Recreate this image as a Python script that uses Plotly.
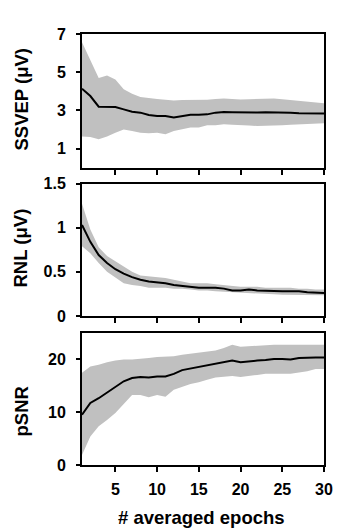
import plotly.graph_objects as go
from plotly.subplots import make_subplots

epochs = list(range(1, 31))

ssvep_mean = [4.13, 3.75, 3.19, 3.17, 3.17, 3.05, 2.93, 2.88, 2.76, 2.70,
              2.70, 2.62, 2.70, 2.77, 2.77, 2.79, 2.88, 2.91, 2.90, 2.89,
              2.89, 2.89, 2.90, 2.90, 2.88, 2.87, 2.85, 2.85, 2.84, 2.83]
ssvep_upper = [6.57, 5.66, 4.70, 4.83, 4.62, 4.10, 3.87, 3.70, 3.63, 3.59,
               3.56, 3.52, 3.54, 3.54, 3.54, 3.55, 3.60, 3.62, 3.60, 3.57,
               3.58, 3.60, 3.61, 3.62, 3.58, 3.54, 3.50, 3.45, 3.41, 3.37]
ssvep_lower = [1.63, 1.61, 1.49, 1.63, 1.83, 2.00, 1.92, 1.83, 1.80, 1.83,
               1.75, 1.92, 2.00, 2.10, 2.10, 2.22, 2.22, 2.27, 2.25, 2.24,
               2.20, 2.18, 2.19, 2.20, 2.22, 2.25, 2.27, 2.30, 2.31, 2.32]

rnl_mean = [1.03, 0.84, 0.69, 0.60, 0.53, 0.48, 0.44, 0.41, 0.39, 0.38,
            0.37, 0.35, 0.34, 0.33, 0.32, 0.32, 0.32, 0.31, 0.29, 0.29,
            0.30, 0.29, 0.285, 0.28, 0.28, 0.28, 0.28, 0.27, 0.265, 0.26]
rnl_upper = [1.27, 0.98, 0.78, 0.68, 0.62, 0.56, 0.50, 0.46, 0.45, 0.44,
             0.43, 0.41, 0.39, 0.37, 0.37, 0.37, 0.36, 0.35, 0.34, 0.33,
             0.33, 0.33, 0.32, 0.32, 0.32, 0.32, 0.31, 0.31, 0.30, 0.30]
rnl_lower = [0.79, 0.71, 0.60, 0.50, 0.43, 0.37, 0.35, 0.34, 0.32, 0.32,
             0.32, 0.31, 0.31, 0.30, 0.29, 0.29, 0.28, 0.27, 0.265, 0.26,
             0.255, 0.25, 0.25, 0.245, 0.24, 0.24, 0.24, 0.235, 0.235, 0.235]

psnr_mean = [9.5, 11.7, 12.6, 13.7, 14.8, 15.8, 16.4, 16.6, 16.5, 16.7,
             16.7, 17.2, 17.9, 18.2, 18.4, 18.7, 19.1, 19.4, 19.7, 19.4,
             19.6, 19.7, 19.8, 20.0, 20.0, 19.9, 20.2, 20.3, 20.3, 20.3]
psnr_upper = [17.4, 18.6, 18.9, 19.4, 19.7, 19.9, 19.9, 20.0, 20.2, 20.4,
              20.5, 20.5, 20.8, 21.0, 21.1, 21.3, 21.6, 22.1, 22.7, 22.3,
              22.4, 22.5, 22.7, 22.7, 22.7, 22.7, 22.7, 22.7, 22.7, 22.7]
psnr_lower = [1.9, 5.4, 7.3, 8.5, 9.8, 11.4, 13.2, 13.2, 12.8, 13.2,
              12.9, 14.2, 14.8, 15.3, 15.6, 16.1, 16.5, 16.7, 16.8, 16.6,
              16.8, 17.0, 17.2, 17.2, 17.2, 17.2, 17.4, 17.7, 18.1, 18.1]

x_ticks = [5, 10, 15, 20, 25, 30]
panels = [
    ("SSVEP (μV)", ssvep_mean, ssvep_upper, ssvep_lower, [0, 7], [1, 3, 5, 7], ["1", "3", "5", "7"]),
    ("RNL (μV)", rnl_mean, rnl_upper, rnl_lower, [0, 1.5], [0, 0.5, 1, 1.5], ["0", "0.5", "1", "1.5"]),
    ("pSNR", psnr_mean, psnr_upper, psnr_lower, [0, 25], [0, 10, 20], ["0", "10", "20"]),
]

fig = make_subplots(rows=3, cols=1)
domains = [[0.690, 1.0], [0.3457, 0.653], [0.0, 0.3074]]
font_family = "Liberation Sans, Arial, sans-serif"
title_y = [100, 248, 412]

for i, (title, mean, upper, lower, yr, yt, ytl) in enumerate(panels):
    r = i + 1
    fig.add_trace(go.Scatter(
        x=epochs + epochs[::-1], y=upper + lower[::-1],
        fill="toself", fillcolor="rgb(192,192,192)",
        line=dict(width=0), mode="lines", hoverinfo="skip", showlegend=False),
        row=r, col=1)
    fig.add_trace(go.Scatter(
        x=epochs, y=mean, mode="lines",
        line=dict(color="black", width=2), showlegend=False),
        row=r, col=1)
    fig.update_yaxes(range=yr, tickvals=yt, ticktext=ytl, domain=domains[i],
                     showline=True, linecolor="black", linewidth=2, mirror=True,
                     ticks="outside", ticklen=4, tickwidth=1.5, tickcolor="black",
                     ticklabelstandoff=7,
                     showgrid=False, zeroline=False,
                     tickfont=dict(family=font_family, size=16, color="black", weight="bold"),
                     row=r, col=1)
    fig.update_xaxes(range=[1, 30], tickvals=x_ticks, showticklabels=(r == 3),
                     showline=True, linecolor="black", linewidth=2, mirror=True,
                     ticks="outside", ticklen=5, tickwidth=1.5, tickcolor="black",
                     ticklabelstandoff=4,
                     showgrid=False, zeroline=False,
                     tickfont=dict(family=font_family, size=16, color="black", weight="bold"),
                     row=r, col=1)
    fig.add_annotation(text=title, xref="paper", yref="paper",
                       x=(20 - 82) / 244, y=(465 - (title_y[i])) / 431,
                       textangle=-90, showarrow=False, xanchor="center", yanchor="middle",
                       font=dict(family=font_family, size=18.5, color="black", weight="bold"))

fig.add_annotation(text="# averaged epochs", xref="paper", yref="paper",
                   x=(202 - 82) / 244, y=(465 - 517) / 431, showarrow=False,
                   xanchor="center", yanchor="middle",
                   font=dict(family=font_family, size=18.5, color="black", weight="bold"))

fig.update_layout(width=345, height=529, margin=dict(l=82, r=19, t=34, b=64),
                  plot_bgcolor="white", paper_bgcolor="white")

fig.write_html("out.html")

-- -- --

§ **WHAT IS REQUIRED**:
Write out each line of the listing above, exactly, from its first line to the line holding "epochs = list(range(1, 31))", inclusive. Skip the pictures.

§ **RESPONSE TO THIS EXERCISE**:
Recreate this image as a Python script that uses Plotly.
import plotly.graph_objects as go
from plotly.subplots import make_subplots

epochs = list(range(1, 31))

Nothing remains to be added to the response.